Writing a strong proposal requires a good understanding of the prospect’s pain point(s). However, the way many people have these discussions only scratches the surface of the pain, which leaves you without a complete picture of the problem, and therefore less likely to envision and articulate a great solution. You need to understand the 3 levels of pain.
Suppose you widgets. A prospect says, “I need a widget.”
You say, “great, that’s what I sell. What kind of widget do you need?”
You discuss the specifications, draft a proposal, and then find out they bought their widgets elsewhere. Why?
Because you only got to the first level of pain– the technical pain.
Think of the technical pain as the symptom. When you have a treatment for the symptom, it’s easy to get overly enthusiastic when your prospect presents the symptom, checking off a box (“great, I’ve got someone I can help!”). But don’t stop there, you need to get to the next level.
The business pain is the economic and organizational cost of the symptom.
For example, if the technical pain is “our CRM system and our billing system don’t integrate”, the business pain might be, “so we have to spend hours of manual work to copy data, which costs $X thousand dollars per month.” This is much better than just knowing that we need to integrate some systems. But we can go deeper. What about the other business costs? The opportunity costs of having employees copying data– are there errors that require refunds or result in lost billings? Employee burnout from doing tedious work when they could be devising ways to grow the business? Strategic errors because of forecasting mistakes resulting from having 2 different views of the business?
Now we’re getting somewhere. And we’ve got information to not only make our proposal more compelling, but deliver a more valuable solution to the customer.
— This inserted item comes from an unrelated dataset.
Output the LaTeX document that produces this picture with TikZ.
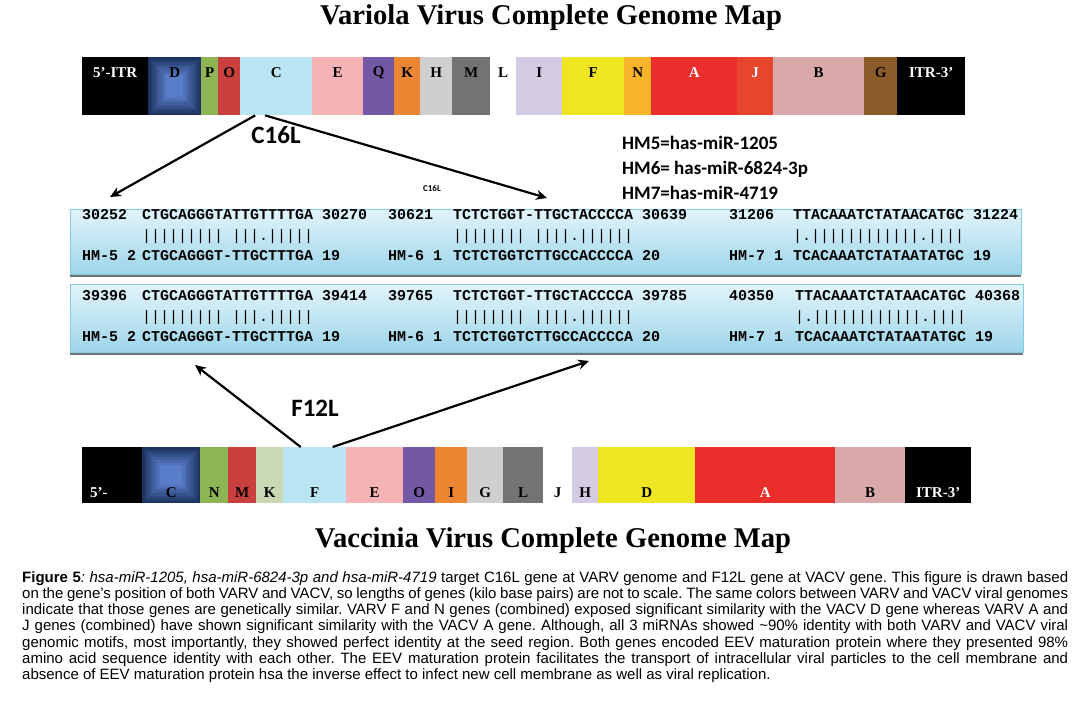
\documentclass[tikz,border=0pt]{standalone}
\usepackage{fontspec}
\setmainfont{Liberation Serif}
\setmonofont{Liberation Mono}
\newfontfamily\capfont{Liberation Sans}
\newfontfamily\calfont{Carlito}
\usepackage{tikz}
\usetikzlibrary{arrows.meta,shadows}

\definecolor{gnavy}{HTML}{1D3461}
\definecolor{gblue}{HTML}{5B7FCC}
\definecolor{ggreen}{HTML}{8DB554}
\definecolor{gred}{HTML}{C9403E}
\definecolor{gcyan}{HTML}{B9E4F2}
\definecolor{gpink}{HTML}{F5B3B5}
\definecolor{gpurple}{HTML}{7358A3}
\definecolor{gorange}{HTML}{EC8633}
\definecolor{glgray}{HTML}{CFCFCF}
\definecolor{ggray}{HTML}{737373}
\definecolor{glav}{HTML}{D2CBE3}
\definecolor{gyellow}{HTML}{EFE523}
\definecolor{gamber}{HTML}{F9B42A}
\definecolor{gredA}{HTML}{EA2E2B}
\definecolor{gredJ}{HTML}{E8452E}
\definecolor{gdusty}{HTML}{D9A9AA}
\definecolor{gbrown}{HTML}{8C5B2A}
\definecolor{gsage}{HTML}{CBD8B4}
\definecolor{boxtop}{HTML}{E2F4FA}
\definecolor{boxbot}{HTML}{9DD5EA}
\definecolor{boxline}{HTML}{86CDE3}

\begin{document}
\begin{tikzpicture}[x=1pt,y=-1pt,
  gene/.style={anchor=north west,inner sep=0pt,minimum height=#1},
  glabel/.style={inner sep=0pt,font=\bfseries\fontsize{15}{15}\selectfont},
  title/.style={inner sep=0pt,font=\bfseries\fontsize{28.6}{28.6}\selectfont},
  alnbox/.style={anchor=north west,inner sep=0pt,draw=boxline,
    top color=boxtop,bottom color=boxbot,
    drop shadow={shadow xshift=0pt,shadow yshift=-3pt,fill=black!55,opacity=1}},
  seq/.style={anchor=west,inner sep=0pt,text height=8pt,text depth=2pt,
    font=\ttfamily\bfseries\fontsize{15}{15}\selectfont},
  bars/.style={seq,font=\ttfamily\fontsize{15}{15}\selectfont},
  arr/.style={line width=2.2pt,-{Stealth[length=11pt,width=10pt]}},
  genename/.style={inner sep=0pt,font=\calfont\bfseries\fontsize{25}{25}\selectfont},
  legend/.style={anchor=west,inner sep=0pt,font=\calfont\bfseries\fontsize{19}{19}\selectfont}]

\fill[white] (0,0) rectangle (1089,701);
\useasboundingbox (0,0) rectangle (1089,701);

% titles
\node[title] (ttop) at (551,18) {Variola Virus Complete Genome Map};
\node[title] (tbot) at (553,541) {Vaccinia Virus Complete Genome Map};

% VARV genome bar
\foreach \n/\xa/\xb/\c/\t/\tc/\g in {
  tITR/82/148/black/5’-ITR/white/0, tD/148/201/gnavy/D/black/1,
  tP/201/218/ggreen/P/black/0, tO/218/240/gred/O/black/0,
  tC/240/312/gcyan/C/black/0, tE/312/363/gpink/E/black/0,
  tQ/363/394/gpurple/Q/black/0, tK/394/420/gorange/K/black/0,
  tH/420/452/glgray/H/black/0, tM/452/490/ggray/M/black/0,
  tL/490/516/white/L/black/0, tI/516/562/glav/I/black/0,
  tF/562/624/gyellow/F/black/0, tN/624/651/gamber/N/black/0,
  tA/651/737/gredA/A/white/0, tJ/737/773/gredJ/J/white/0,
  tB/773/864/gdusty/B/black/0, tG/864/897/gbrown/G/black/0,
  tITRr/897/965/black/ITR-3’/white/0}
{
  \node[gene=58pt,fill=\c,minimum width=(\xb-\xa)*1pt] (\n) at (\xa,57) {};
  \ifnum\g=1
    \foreach \k in {1,...,7}{
      \pgfmathtruncatemacro\p{\k*14}
      \fill[gblue!\p!gnavy] ([xshift=\k*2.6pt,yshift=\k*2.6pt]\n.south west)
        rectangle ([xshift=-\k*2.6pt,yshift=-\k*2.6pt]\n.north east);
    }
  \fi
  \node[glabel,text=\tc] (\n-l) at ([yshift=-16pt]\n.north) {\t};
}

% VACV genome bar
\foreach \n/\xa/\xb/\c/\t/\tc/\g in {
  b5/82/142/black/5’-\phantom{ITR}/white/0, bC/142/200/gnavy/C/black/1,
  bN/200/228/ggreen/N/black/0, bM/228/256/gred/M/black/0,
  bK/256/283/gsage/K/black/0, bF/283/346/gcyan/F/black/0,
  bE/346/403/gpink/E/black/0, bO/403/435/gpurple/O/black/0,
  bI/435/467/gorange/I/black/0, bG/467/503/glgray/G/black/0,
  bL/503/543/ggray/L/black/0, bJ/543/572/white/J/black/0,
  bH/572/598/glav/H/black/0, bD/598/695/gyellow/D/black/0,
  bA/695/835/gredA/A/white/0, bB/835/905/gdusty/B/black/0,
  bITR/905/971/black/ITR-3’/white/0}
{
  \node[gene=56pt,fill=\c,minimum width=(\xb-\xa)*1pt] (\n) at (\xa,447) {};
  \ifnum\g=1
    \foreach \k in {1,...,7}{
      \pgfmathtruncatemacro\p{\k*14}
      \fill[gblue!\p!gnavy] ([xshift=\k*2.6pt,yshift=\k*2.6pt]\n.south west)
        rectangle ([xshift=-\k*2.6pt,yshift=-\k*2.6pt]\n.north east);
    }
  \fi
  \node[glabel,text=\tc] (\n-l) at ([yshift=11pt]\n.south) {\t};
}

% alignment boxes
\node[alnbox,minimum width=951pt,minimum height=65pt] (box1) at (70,209) {};
\node[alnbox,minimum width=953pt,minimum height=68pt] (box2) at (70,284) {};

\foreach \ya/\xa/\xb/\s/\sa/\m/\h/\sb [count=\i] in {
  216/82/142/30252/CTGCAGGGTATTGTTTTGA 30270/|||||||||~|||.|||||/HM-5 2/CTGCAGGGT-TTGCTTTGA 19,
  216/388/453/30621/TCTCTGGT-TTGCTACCCCA 30639/||||||||~||||.||||||/HM-6 1/TCTCTGGTCTTGCCACCCCA 20,
  216/729/793/31206/TTACAAATCTATAACATGC 31224/|.||||||||||||.||||/HM-7 1/TCACAAATCTATAATATGC 19,
  297/82/142/39396/CTGCAGGGTATTGTTTTGA 39414/|||||||||~|||.|||||/HM-5 2/CTGCAGGGT-TTGCTTTGA 19,
  297/388/453/39765/TCTCTGGT-TTGCTACCCCA 39785/||||||||~||||.||||||/HM-6 1/TCTCTGGTCTTGCCACCCCA 20,
  297/729/795/40350/TTACAAATCTATAACATGC 40368/|.||||||||||||.||||/HM-7 1/TCACAAATCTATAATATGC 19}
{
  \node[seq] (s\i) at (\xa,\ya) {\s};
  \node[seq] (a\i) at (\xb,\ya) {\sa};
  \node[bars] (m\i) at (\xb,\ya+21) {\m};
  \node[seq] (h\i) at (\xa,\ya+41) {\h};
  \node[seq] (b\i) at (\xb,\ya+41) {\sb};
}

% arrows from the genes to the alignments
\coordinate (c16a) at (110,197);
\coordinate (c16b) at (547,198);
\coordinate (f12a) at (195,365);
\coordinate (f12b) at (589,361);
\draw[arr] ([xshift=-21pt]tC.south) -- (c16a);
\draw[arr] ([xshift=-11pt]tC.south) -- (c16b);
\draw[arr] ([xshift=-14pt]bF.north) -- (f12a);
\draw[arr] ([xshift=18pt]bF.north) -- (f12b);

\node[genename] (c16l) at (276,135) {C16L};
\node[genename] (f12l) at (315,408) {F12L};
\node[inner sep=0pt,font=\calfont\bfseries\fontsize{9}{9}\selectfont] (c16s) at (432,188) {C16L};

% legend
\node[legend] (hm5) at (622,143) {HM5=has-miR-1205};
\node[legend] (hm6) at (622,169) {HM6= has-miR-6824-3p};
\node[legend] (hm7) at (622,193) {HM7=has-miR-4719};

% caption
\node[anchor=north west,inner sep=0pt,text width=1046pt,align=justify,
  font=\capfont\fontsize{15}{16.3}\selectfont\frenchspacing] (cap) at (22,571)
{\textbf{Figure 5}\textit{: hsa-miR-1205, hsa-miR-6824-3p and hsa-miR-4719} target C16L gene at VARV genome and F12L gene at VACV gene. This figure is drawn based\linebreak
on the gene’s position of both VARV and VACV, so lengths of genes (kilo base pairs) are not to scale. The same colors between VARV and VACV viral genomes\linebreak
indicate that those genes are genetically similar. VARV F and N genes (combined) exposed significant similarity with the VACV D gene whereas VARV A and\linebreak
J genes (combined) have shown significant similarity with the VACV A gene. Although, all 3 miRNAs showed \textasciitilde90\% identity with both VARV and VACV viral\linebreak
genomic motifs, most importantly, they showed perfect identity at the seed region. Both genes encoded EEV maturation protein where they presented 98\%\linebreak
amino acid sequence identity with each other. The EEV maturation protein facilitates the transport of intracellular viral particles to the cell membrane and\linebreak
absence of EEV maturation protein hsa the inverse effect to infect new cell membrane as well as viral replication.};
\end{tikzpicture}
\end{document}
However, there are lots of good things we should do, that make tons of sense in spreadsheets, that we don’t do until something else comes along and changes our emotional perspective.
Beyond business pain is life pain. This is the reason behind the reason behind the reason. The thing that speaks not just to what our brain thinks, but what our heart and guts feel. People are very good at ignoring rational courses of action when they “just don’t feel right.” We tend to make decisions emotionally, then backfill the logic.
For example, maybe it’s critical finally get those systems integrated because the CEO has heart problems and the doctors are worried that the stress could literally kill him. Maybe the CFO has vowed to home for dinner every night with her family and she keeps backsliding on her promises. I’ve had a couple of prospects tell me recently that they want to travel the world while they are young enough to enjoy it, but still run their businesses as they go. This would not have come up in a basic discussion of their technical needs, but it helps me understand what they really want, and what it will take to get them there.
If you’re competing against someone who only understands the technical pain, or even some of the business pain, you are going to do a much better job of selling and delivering.
All this doesn’t mean we should trick or manipulate our prospects, just that we should truly understand them, so we can not only win the business, but make them successful at the deepest level.